1. Scandanavia: As recorded in 1572, a dragon inhabited the area north of Lapland; so desolate was the region that the creature was reduced to a diet of mice.
2. London,England: On November 30, 1222, dragons were seen over the city; the flight preceeded - and may have caused - thunderstorms and severe flooding.
3. Henham, Essex, England: An amphiptere nine feet long was discovered on a hillock near the town in 1669. The terrifying serpent remained in the area for some months but inflicted no actual harm.
4. Ireland: According to legends, Tristan of Lyonesse slew a dragon here in the 11th century. The commentator Giraldus Cambrensis, however, announced in 1188 that Ireland was free of all dragons, possibly because of the intervention of Saint Patrick in the 5th Century.
5. Provence, France: A dragon called the Drac inhabited the Rhone River throughout the 13th Century; the town of Draguignan was named for it, although the worst attacks seemed to have occurred in Beaucaire.
6. Isle Ste. Marguerite, France: This island off the French coast sheltered a dragon during much of the Middle Ages; because of the beast's ferocity, it was often confused with the Tarasque, although, unlike the Tarasque, it had wings.
7. Drachenfels, Germany: Some time before a fortress was built here in the 12th Century, this mountain hid a dragon that subsisted, it was said, on a diet of young women.
8. Sanctogoarin and Neidenburg Germany: The naturalist Edward Topsell wrote in 1608 that Sanctogoarin was plagued by a dragon whose flights caused fires; the dragon of Neidenburg poisoned wells by bathing in them.
9. Bonn, Germany: The Italian naturalist Ulisse Aldrovandi had in his collection a lindworm killed near Bonn in 1572.

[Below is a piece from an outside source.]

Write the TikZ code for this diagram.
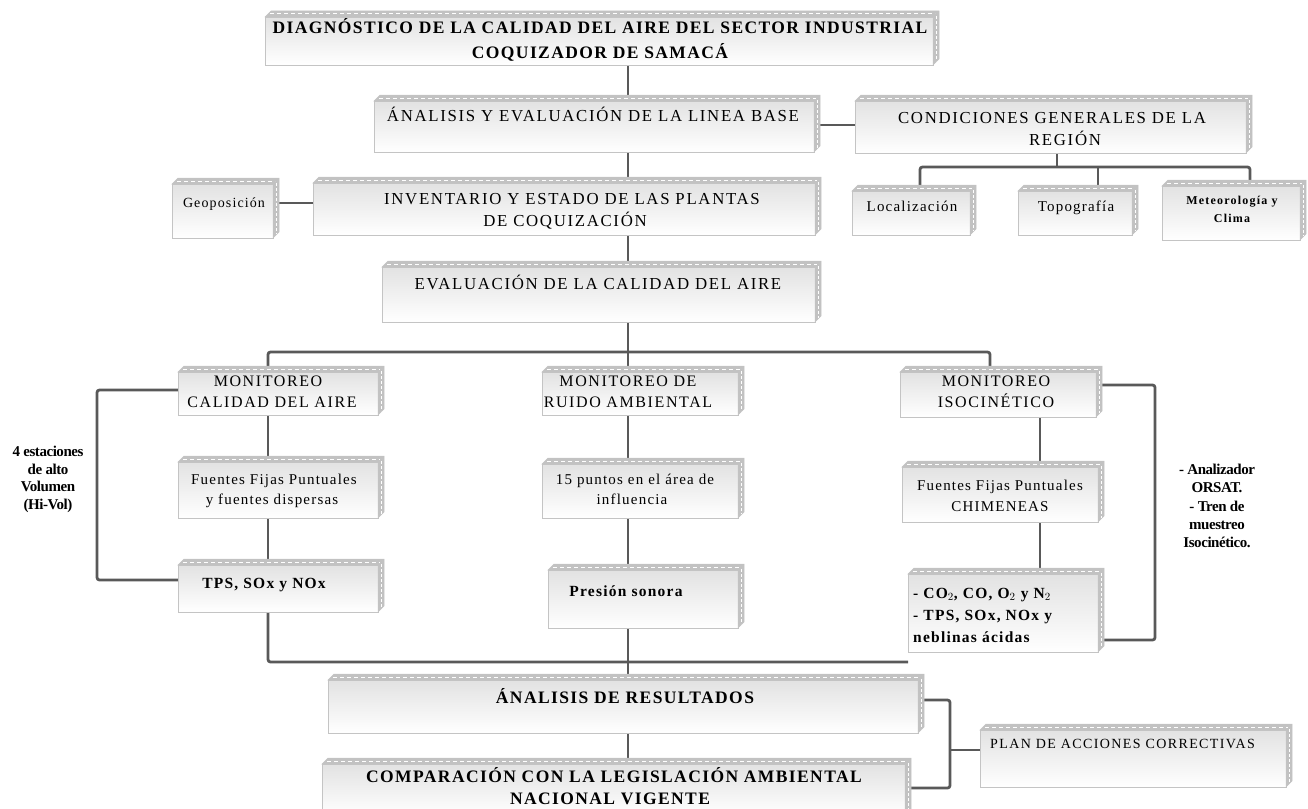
\documentclass[tikz,border=0pt]{standalone}
\usepackage{fontspec}
\setmainfont{Liberation Serif}
\newfontfamily\fsp[LetterSpace=10]{Liberation Serif}
\newfontfamily\fspb[LetterSpace=8]{Liberation Serif}
\newfontfamily\fcond[LetterSpace=-3]{Liberation Serif}
\usetikzlibrary{backgrounds}
\definecolor{lin}{HTML}{595959}
\definecolor{face}{HTML}{C2C2C2}
\definecolor{edge}{HTML}{C4C4C4}
\definecolor{topg}{HTML}{E2E2E2}
\tikzset{
 front/.style={draw=edge, line width=0.8pt, top color=topg, bottom color=white, inner sep=0pt, outer sep=0pt},
 conn/.style={draw=lin, line width=2.8pt, rounded corners=2.5pt},
 lbl/.style={anchor=base, inner sep=0pt, text=black},
 tT/.style={lbl, font=\fspb\bfseries\fontsize{17.5}{20}\selectfont},
 tC/.style={lbl, font=\fsp\fontsize{16.8}{20}\selectfont},
 tM/.style={lbl, font=\fsp\fontsize{16}{20}\selectfont},
 tL/.style={lbl, font=\fspb\fontsize{15}{18}\selectfont},
 tG/.style={lbl, font=\fspb\fontsize{14}{18}\selectfont},
 tS/.style={lbl, font=\fsp\bfseries\fontsize{12}{14}\selectfont},
 tB/.style={lbl, font=\fspb\bfseries\fontsize{15.5}{18}\selectfont},
 tBl/.style={tB, anchor=base west},
 tP/.style={lbl, anchor=base west, font=\fsp\fontsize{14}{17}\selectfont},
 tA/.style={lbl, font=\fcond\bfseries\fontsize{15}{17}\selectfont},
}
\newcommand\cbox[5]{%
  \pgfmathsetmacro\cbw{#4-#2}%
  \pgfmathsetmacro\cbh{#5-#3}%
  \node[front, minimum width=\cbw pt, minimum height=\cbh pt] (#1) at ({(#2+#4)/2},{(#3+#5)/2}) {};
  \filldraw[fill=face, draw=edge, line width=0.5pt] (#1.north west) -- ++(6pt,6pt) -- ([shift={(6pt,6pt)}]#1.north east) -- ([shift={(6pt,6pt)}]#1.south east) -- (#1.south east) -- (#1.north east) -- cycle;
  \draw[white, line width=1pt, dash pattern=on 4pt off 3pt] ([shift={(5pt,3pt)}]#1.north west) -- ([shift={(2pt,3pt)}]#1.north east);
  \draw[white, line width=0.8pt, dash pattern=on 3pt off 2pt] ([shift={(3pt,1pt)}]#1.north east) -- ([shift={(3pt,4pt)}]#1.south east);
}
\newcommand\tl[5]{\node[#4] (#1) at (#2,#3) {#5};}
\begin{document}
\begin{tikzpicture}[x=1pt,y=-1pt]
\useasboundingbox (0,0) rectangle (1308,808);
% boxes
\cbox{title}{265}{17}{933}{65}
\cbox{ana}{374}{101}{814}{152}
\cbox{cond}{855}{101}{1246}{153}
\cbox{geo}{172}{184}{273}{238}
\cbox{inv}{313}{183}{815}{235}
\cbox{loc}{852}{191}{970}{235}
\cbox{topo}{1018}{191}{1132}{235}
\cbox{met}{1162}{186}{1300}{240}
\cbox{eval}{382}{267}{815}{322}
\cbox{mca}{178}{372}{378}{415}
\cbox{mru}{542}{372}{738}{415}
\cbox{mis}{900}{372}{1096}{417}
\cbox{ffp}{178}{462}{378}{518}
\cbox{pun}{542}{464}{738}{518}
\cbox{chi}{902}{467}{1098}{522}
\cbox{tps}{178}{565}{378}{612}
\cbox{pre}{548}{570}{738}{628}
\cbox{co2}{908}{574}{1098}{652}
\cbox{res}{328}{680}{918}{733}
\cbox{comp}{322}{764}{905}{815}
\cbox{plan}{980}{730}{1286}{787}
% texts
\tl{t1a}{600}{33.8}{tT}{DIAGNÓSTICO DE LA CALIDAD DEL AIRE DEL SECTOR INDUSTRIAL}
\tl{t1b}{600}{58.8}{tT}{COQUIZADOR DE SAMACÁ}
\tl{t2}{593}{121.5}{tC}{ÁNALISIS Y EVALUACIÓN DE LA LINEA BASE}
\tl{t3a}{1052}{123.5}{tC}{CONDICIONES GENERALES DE LA}
\tl{t3b}{1065}{145.5}{tC}{REGIÓN}
\tl{t4}{224}{207.5}{tG}{Geoposición}
\tl{t5a}{572}{204.5}{tC}{INVENTARIO Y ESTADO DE LAS PLANTAS}
\tl{t5b}{565}{226.5}{tC}{DE COQUIZACIÓN}
\tl{t6}{912}{211.5}{tL}{Localización}
\tl{t7}{1076}{211.5}{tL}{Topografía}
\tl{t8a}{1232}{204.5}{tS}{Meteorología y}
\tl{t8b}{1232}{222.5}{tS}{Clima}
\tl{t9}{598}{289.5}{tC}{EVALUACIÓN DE LA CALIDAD DEL AIRE}
\tl{t10a}{268}{386.3}{tM}{MONITOREO}
\tl{t10b}{272}{407.3}{tM}{CALIDAD DEL AIRE}
\tl{t11a}{628}{386.3}{tM}{MONITOREO DE}
\tl{t11b}{628}{407.3}{tM}{RUIDO AMBIENTAL}
\tl{t12a}{996}{386.3}{tM}{MONITOREO}
\tl{t12b}{996}{407.3}{tM}{ISOCINÉTICO}
\tl{t13a}{274}{484.5}{tL}{Fuentes Fijas Puntuales}
\tl{t13b}{272}{504.5}{tL}{y fuentes dispersas}
\tl{t14a}{635}{484.5}{tL}{15 puntos en el área de}
\tl{t14b}{632}{504.5}{tL}{influencia}
\tl{t15a}{1000}{490.5}{tL}{Fuentes Fijas Puntuales}
\tl{t15b}{1000}{511}{tL}{CHIMENEAS}
\tl{t16}{264}{588}{tB}{TPS, SOx y NOx}
\tl{t17}{626}{596}{tB}{Presión sonora}
\tl{t18a}{913}{598}{tBl}{- CO$_2$, CO, O$_2$ y N$_2$}
\tl{t18b}{913}{620}{tBl}{- TPS, SOx, NOx y}
\tl{t18c}{913}{642}{tBl}{neblinas ácidas}
\tl{t19}{625}{703.8}{tT}{ÁNALISIS DE RESULTADOS}
\tl{t20a}{614}{782.8}{tT}{COMPARACIÓN CON LA LEGISLACIÓN AMBIENTAL}
\tl{t20b}{610}{804.8}{tT}{NACIONAL VIGENTE}
\tl{t21}{990}{748.6}{tP}{PLAN DE ACCIONES CORRECTIVAS}
\tl{a1}{48}{456.5}{tA}{4 estaciones}
\tl{a2}{48}{474}{tA}{de alto}
\tl{a3}{48}{491.5}{tA}{Volumen}
\tl{a4}{48}{509}{tA}{(Hi-Vol)}
\tl{b1}{1217}{474.5}{tA}{- Analizador}
\tl{b2}{1217}{492.5}{tA}{ORSAT.}
\tl{b3}{1217}{511}{tA}{- Tren de}
\tl{b4}{1217}{529}{tA}{muestreo}
\tl{b5}{1217}{547.5}{tA}{Isocinético.}
% helper coordinates
\coordinate (xc) at (628,0);
\coordinate (ya) at (0,125);
\coordinate (yg) at (0,203);
\coordinate (cj) at (1057,167);
\coordinate (xl) at (920,0);
\coordinate (xt) at (1098,0);
\coordinate (xm) at (1250,0);
\coordinate (hy) at (0,352);
\coordinate (xa) at (268,0);
\coordinate (xi) at (990,0);
\coordinate (xb) at (97,0);
\coordinate (y1) at (0,390);
\coordinate (y2) at (0,580);
\coordinate (by) at (0,662);
\coordinate (xr) at (1040,0);
\coordinate (xq) at (1155,0);
\coordinate (y3) at (0,385);
\coordinate (y4) at (0,640);
\coordinate (xp) at (950,0);
\coordinate (y5) at (0,700);
\coordinate (y6) at (0,788);
\coordinate (y7) at (0,750);
\begin{pgfonlayer}{background}
\draw[conn] (title.south -| xc) -- (ana.north -| xc);
\draw[conn] (ana.south -| xc) -- (inv.north -| xc);
\draw[conn] (inv.south -| xc) -- (eval.north -| xc);
\draw[conn] (ana.east |- ya) -- (cond.west |- ya);
\draw[conn] (geo.east |- yg) -- (inv.west |- yg);
\draw[conn] (cond.south -| cj) -- (cj);
\draw[conn] (loc.north -| xl) -- (cj -| xl) -- (cj -| xm) -- (met.north -| xm);
\draw[conn] (topo.north -| xt) -- (cj -| xt);
\draw[conn] (eval.south -| xc) -- (hy -| xc) -- (mru.north -| xc);
\draw[conn] (mca.north -| xa) -- (hy -| xa) -- (hy -| xi) -- (mis.north -| xi);
\draw[conn] (mca.west |- y1) -| (xb |- y2) -- (tps.west |- y2);
\draw[conn] (mca.south -| xa) -- (ffp.north -| xa);
\draw[conn] (ffp.south -| xa) -- (tps.north -| xa);
\draw[conn] (tps.south -| xa) |- (co2.west |- by);
\draw[conn] (mru.south -| xc) -- (pun.north -| xc);
\draw[conn] (pun.south -| xc) -- (pre.north -| xc);
\draw[conn] (pre.south -| xc) -- (res.north -| xc);
\draw[conn] (mis.south -| xr) -- (chi.north -| xr);
\draw[conn] (chi.south -| xr) -- (co2.north -| xr);
\draw[conn] (mis.east |- y3) -| (xq |- y4) -- (co2.east |- y4);
\draw[conn] (res.south -| xc) -- (comp.north -| xc);
\draw[conn] (res.east |- y5) -| (xp |- y6) -- (comp.east |- y6);
\draw[conn] (xp |- y7) -- (plan.west |- y7);
\end{pgfonlayer}
\end{tikzpicture}
\end{document}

10. Switzerland: Christopher Schorer. the Prefect of the canton of Solothurn, reported the sightings of a winged mountain dragon near Lucerne in 1619, as well as an encounter in 1654 between a hunter and a dragon. The latter retreated with a rustling of scales into its mountain den.
11. Rome, Italy: The Historia naturalis of Pliny the Elder reported that a dragon killed on Vatican Hill during the reign of Emperor Claudius (died in 54 A.D.) contained the body of a child; centuries later, in 1660, the German Athanatius Kircher examined a dragon killed near the city. He commented on its unusual webbed feet.
12. Kiev, Russia: As recorded in the byliny - legends of heroes - dating from the 11th Century, a dragon called Gorynych terrorized this region for years before the hero Dobrynja slew it.